Applying Data Protection Flashcards
Define Anonymity? and how can we understand it in information technology?
Anonymity is a situation where the identity of the person acting is unknown. In information technology, it refers to data where it is impossible to identify the individual whose data is processed.
Give Examples of re-identifying individuals!
IP addresses assigned by Internet Service Providers (ISPs) who can identify individuals,
location data history, which can often reveal an individual,
unique identifiers such as social security numbers, customer numbers, or personnel numbers, that can be mapped to an individual, and
statistical data filtering, which can often reveal the identity of an individual.
What is K-Anonymity? And how can we achieve it?

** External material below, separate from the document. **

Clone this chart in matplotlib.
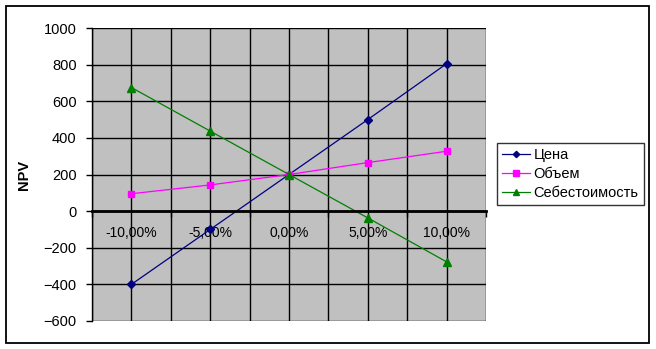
import matplotlib.pyplot as plt
from matplotlib.patches import Rectangle

plt.rcParams['font.family'] = ['Liberation Sans', 'DejaVu Sans']

# data
categories = ["-10,00%", "-5,00%", "0,00%", "5,00%", "10,00%"]
price = [-400, -100, 200, 500, 805]
volume = [95, 143, 200, 265, 327]
cost = [675, 437, 200, -37, -277]
y_ticks = [-600, -400, -200, 0, 200, 400, 600, 800, 1000]

fig = plt.figure(figsize=(6.56, 3.49), dpi=100)
ax = fig.add_axes([92 / 656, 28 / 349, 394 / 656, 293 / 349])
ax.set_facecolor("#c0c0c0")

x = list(range(len(categories)))
ax.plot(x, price, color="#000080", lw=0.9, marker="D", ms=4, label="Цена")
ax.plot(x, volume, color="#ff00ff", lw=0.9, marker="s", ms=5, label="Объем")
ax.plot(x, cost, color="#008000", lw=0.9, marker="^", ms=6, label="Себестоимость")

ax.set_xlim(-0.5, len(categories) - 0.5)
ax.set_ylim(y_ticks[0], y_ticks[-1])
ax.set_yticks(y_ticks)
ax.tick_params(axis="y", labelsize=10.5, length=4, width=1, direction="out", pad=7)

ax.set_xticks(x)
ax.set_xticklabels(categories, fontsize=10.5)
ax.set_xticks([i - 0.5 for i in range(len(categories) + 1)], minor=True)
ax.tick_params(axis="x", which="major", length=0, pad=11)
ax.tick_params(axis="x", which="minor", length=4, width=1, direction="out")

# black gridlines, none on the right edge
ax.grid(True, axis="y", color="black", lw=1)
ax.grid(True, axis="x", which="both", color="black", lw=1)
for tick in ax.xaxis.get_minor_ticks():
    if tick.get_loc() >= len(categories) - 0.5:
        tick.gridline.set_visible(False)
ax.set_axisbelow(True)

ax.spines["bottom"].set_position(("data", 0))
ax.spines["bottom"].set_linewidth(2)
ax.spines["left"].set_linewidth(1)
ax.spines["top"].set_visible(False)
ax.spines["right"].set_visible(False)

ax.set_ylabel("NPV", fontsize=10.5, fontweight="bold", labelpad=9)

leg = ax.legend(loc="center left", bbox_to_anchor=(497 / 656, 175 / 349),
                bbox_transform=fig.transFigure, fontsize=10.5, frameon=True,
                fancybox=False, edgecolor="black", borderaxespad=0,
                handlelength=1.9, labelspacing=0.35, borderpad=0.35,
                handletextpad=0.25, markerscale=0.8)
leg.get_frame().set_linewidth(1)

fig.patches.append(Rectangle((6 / 656, 6 / 349), 643 / 656, 337 / 349,
                             transform=fig.transFigure, fill=False,
                             edgecolor="black", lw=1.3))

fig.savefig("out.png", dpi=100)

K-anonymity is a concept that manages the conflict of using data and, at the same time, protecting the privacy of the individuals involved with the data. This compromise is achieved by making the data less accurate.

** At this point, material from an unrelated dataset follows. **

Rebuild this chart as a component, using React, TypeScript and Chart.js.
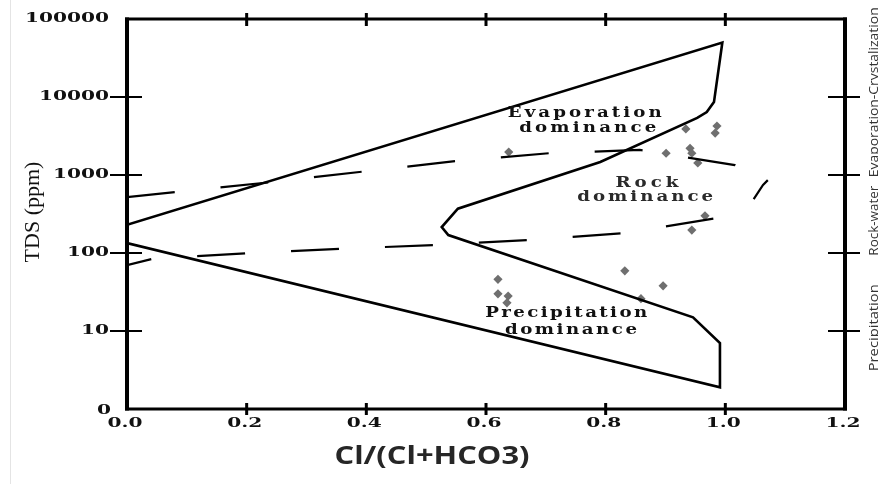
import React, { useEffect, useRef } from 'react';
import { Chart, registerables } from 'chart.js';

Chart.register(...registerables);

// ---- axes ----
const xTickValues = [0, 0.2, 0.4, 0.6, 0.8, 1.0, 1.2];
const xTickLabels = ['0.0', '0.2', '0.4', '0.6', '0.8', '1.0', '1.2'];
const yTickTDS = [1, 10, 100, 1000, 10000, 100000];
const yTickLabels = ['0', '10', '100', '1000', '10000', '100000'];

// ---- Gibbs boundary (solid) ----
const boundaryRatio = [0, 0.995, 0.981, 0.969, 0.953, 0.791, 0.553, 0.526, 0.537, 0.946, 0.991, 0.991, 0];
const boundaryTDS = [230, 50000, 8600, 6400, 5400, 1470, 370, 215, 170, 15, 7, 1.9, 134];

// ---- dashed boomerang ----
const upperDashRatio = [0, 0.227, 0.55, 0.705, 0.857, 1.016, 1.071];
const upperDashTDS = [520, 790, 1510, 1900, 2100, 1340, 860];
const lowerDashRatio = [0, 0.042, 0.206, 0.356, 0.518, 0.674, 0.832, 0.986, 1.041, 1.063, 1.071];
const lowerDashTDS = [70, 84, 100, 113, 127, 147, 180, 281, 412, 745, 860];

// ---- samples ----
const sampleRatio = [0.638, 0.934, 0.986, 0.983, 0.901, 0.941, 0.944, 0.954, 0.966, 0.944, 0.62, 0.62, 0.637, 0.635, 0.832, 0.896, 0.859];
const sampleTDS = [1970, 3900, 4250, 3450, 1900, 2200, 1900, 1430, 300, 197, 46, 30, 28, 23, 59, 38, 26];

// ---- text ----
const xTitle = 'Cl/(Cl+HCO3)';
const yTitle = 'TDS (ppm)';
const zoneTexts = ['Evaporation', 'dominance', 'Rock', 'dominance', 'Precipitation', 'dominance'];
const zoneRatio = [0.765, 0.77, 0.869, 0.866, 0.734, 0.742];
const zoneTDS = [6240, 4000, 790, 522, 17, 10.3];
const zoneWidths = [154, 137, 63, 136, 162, 132];
const sideTexts = ['Evaporation-Crystalization', 'Rock-water', 'Precipitation'];
const sideTDS = [11500, 260, 11];
const sideLengths = [170, 70, 87];

const toPts = (xs: number[], ts: number[]) => xs.map((x, i) => ({ x, y: Math.log10(ts[i]) }));

type TOpts = { align?: string; sx?: number; width?: number; spacing?: number; rotate?: number; fit?: boolean };

function drawText(ctx: CanvasRenderingContext2D, text: string, x: number, y: number, o: TOpts) {
  const chars = [...text];
  const widths = chars.map((c) => ctx.measureText(c).width);
  const sum = widths.reduce((a, b) => a + b, 0);
  let sx = o.sx ?? 1;
  let spacing = o.spacing ?? 0;
  if (o.fit && o.width) {
    sx = o.width / sum;
    spacing = 0;
  } else if (o.width && o.spacing === undefined && chars.length > 1) {
    spacing = (o.width / sx - sum) / (chars.length - 1);
  }
  const total = sum + spacing * (chars.length - 1);
  const align = o.align ?? 'center';
  let lx = align === 'center' ? -total / 2 : align === 'right' ? -total : 0;
  ctx.save();
  ctx.translate(x, y);
  if (o.rotate) ctx.rotate(o.rotate);
  ctx.scale(sx, 1);
  ctx.textAlign = 'left';
  ctx.textBaseline = 'middle';
  chars.forEach((c, i) => {
    ctx.fillText(c, lx, 0);
    lx += widths[i] + spacing;
  });
  ctx.restore();
}

const framePlugin = {
  id: 'gibbsFrame',
  afterDatasetsDraw(chart: any) {
    const { ctx, chartArea: a, scales } = chart;
    const xs = scales.x;
    const ys = scales.y;
    const seg = (x1: number, y1: number, x2: number, y2: number, w: number, color = '#000') => {
      ctx.beginPath();
      ctx.lineWidth = w;
      ctx.strokeStyle = color;
      ctx.moveTo(x1, y1);
      ctx.lineTo(x2, y2);
      ctx.stroke();
    };
    ctx.save();
    ctx.lineCap = 'butt';
    // faint scan border
    seg(10.5, 0, 10.5, 484, 1, '#e4e4e4');
    // frame
    seg(a.left - 2, a.top, a.right + 2, a.top, 3);
    seg(a.left - 2, a.bottom, a.right + 2, a.bottom, 3);
    seg(a.left, a.top - 1.5, a.left, a.bottom + 1.5, 4);
    seg(a.right, a.top - 1.5, a.right, a.bottom + 1.5, 4);
    // x ticks (top and bottom)
    xTickValues.forEach((v) => {
      if (v === 0 || v === 1.2) return;
      const px = xs.getPixelForValue(v);
      seg(px, a.top - 6, px, a.top + 7, 3);
      seg(px, a.bottom - 6, px, a.bottom + 6, 3);
    });
    // y ticks (left and right)
    yTickTDS.forEach((t) => {
      if (t === 1 || t === 100000) return;
      const py = ys.getPixelForValue(Math.log10(t));
      seg(a.left - 17, py, a.left + 15, py, 2);
      seg(a.right - 17, py, a.right + 15, py, 2);
    });
    // tick labels
    ctx.fillStyle = '#111';
    ctx.font = 'bold 13px "DejaVu Serif"';
    yTickTDS.forEach((t, i) => {
      const py = ys.getPixelForValue(Math.log10(t));
      if (t === 1) drawText(ctx, yTickLabels[i], a.left - 16, py + 2, { align: 'right', sx: 1.55 });
      else drawText(ctx, yTickLabels[i], a.left - 18, py, { align: 'right', sx: 1.55 });
    });
    xTickValues.forEach((v, i) => {
      const px = xs.getPixelForValue(v);
      drawText(ctx, xTickLabels[i], px - 2, a.bottom + 15, { align: 'center', sx: 1.55 });
    });
    // zone annotations
    ctx.font = 'bold 14px "DejaVu Serif"';
    zoneTexts.forEach((t, i) => {
      ctx.fillStyle = i === 2 || i === 3 ? '#2a2a2a' : '#111';
      drawText(ctx, t, xs.getPixelForValue(zoneRatio[i]), ys.getPixelForValue(Math.log10(zoneTDS[i])), {
        align: 'center',
        sx: 1.3,
        width: zoneWidths[i],
      });
    });
    // axis titles
    ctx.fillStyle = '#262626';
    ctx.font = 'bold 25px "Open Sans"';
    drawText(ctx, xTitle, (a.left + a.right) / 2 - 54, a.bottom + 48, { align: 'center', fit: true, width: 195 });
    ctx.fillStyle = '#111';
    ctx.font = '22px "Liberation Serif"';
    drawText(ctx, yTitle, 33, 212, { align: 'center', rotate: -Math.PI / 2 });
    // right side zone names
    ctx.fillStyle = '#333';
    ctx.font = '13px "Open Sans"';
    sideTexts.forEach((t, i) => {
      const py = ys.getPixelForValue(Math.log10(sideTDS[i]));
      drawText(ctx, t, a.right + 29, py, { align: 'center', rotate: -Math.PI / 2, fit: true, width: sideLengths[i] });
    });
    ctx.restore();
  },
};

export default function App() {
  const ref = useRef<HTMLCanvasElement>(null);
  useEffect(() => {
    if (!ref.current) return;
    const chart = new Chart(ref.current, {
      type: 'scatter',
      data: {
        datasets: [
          {
            label: 'boundary',
            data: toPts(boundaryRatio, boundaryTDS),
            showLine: true,
            borderColor: '#000',
            borderWidth: 2.6,
            pointRadius: 0,
            tension: 0,
            fill: false,
          },
          {
            label: 'upper dashed',
            data: toPts(upperDashRatio, upperDashTDS),
            showLine: true,
            borderColor: '#000',
            borderWidth: 2.2,
            borderDash: [48, 46],
            pointRadius: 0,
            tension: 0,
            fill: false,
          },
          {
            label: 'lower dashed',
            data: toPts(lowerDashRatio, lowerDashTDS),
            showLine: true,
            borderColor: '#000',
            borderWidth: 2.2,
            borderDash: [48, 46],
            borderDashOffset: 23,
            pointRadius: 0,
            tension: 0,
            fill: false,
          },
          {
            label: 'samples',
            data: toPts(sampleRatio, sampleTDS),
            showLine: false,
            pointStyle: 'rectRot',
            pointRadius: 4.6,
            pointBackgroundColor: '#6f6f6f',
            pointBorderColor: '#6f6f6f',
            pointBorderWidth: 0,
          },
        ],
      },
      options: {
        animation: false,
        responsive: false,
        layout: { padding: { left: 127, right: 33, top: 19, bottom: 75 } },
        plugins: { legend: { display: false }, tooltip: { enabled: false } },
        scales: {
          x: { type: 'linear', min: 0, max: 1.2, display: false },
          y: { type: 'linear', min: 0, max: 5, display: false },
        },
      },
      plugins: [framePlugin],
    });
    return () => chart.destroy();
  }, []);
  return (
    <div style={{ position: 'absolute', left: 0, top: 0, width: 878, height: 484, background: '#fff' }}>
      <canvas ref={ref} width={878} height={484} />
    </div>
  );
}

Which Methods could we use to achieve K-Anonymity?
Suppression: Attributes are removed completely, in this case the name and the country.
Generalization: The process of replacing specific data with broader categories. Example: instead of using the exact Age (29) use a range (20 to 30) or <30.
What is L-Diversity?
L-diversity is a form of group-based anonymization that is used to preserve privacy in data sets by reducing the granularity of a data representation. It is an extension of the k-anonymity model. Example: instead of using the clear Age (29) write it like this (2*).
What is Differential Privacy and what is it used for?
Differential privacy changes data so that it still can be used statistically, but the privacy of individuals is maintained. A common example is to survey individuals if they possess a certain trait.
How does Differential Privacy achieve the requested level of privacy?
Differential privacy adds random noise to a dataset in order to achieve the requested level of privacy. These can be random dummy records that are added or random changes to datasets. and uses the parameter ε to measure the privacy of a dataset.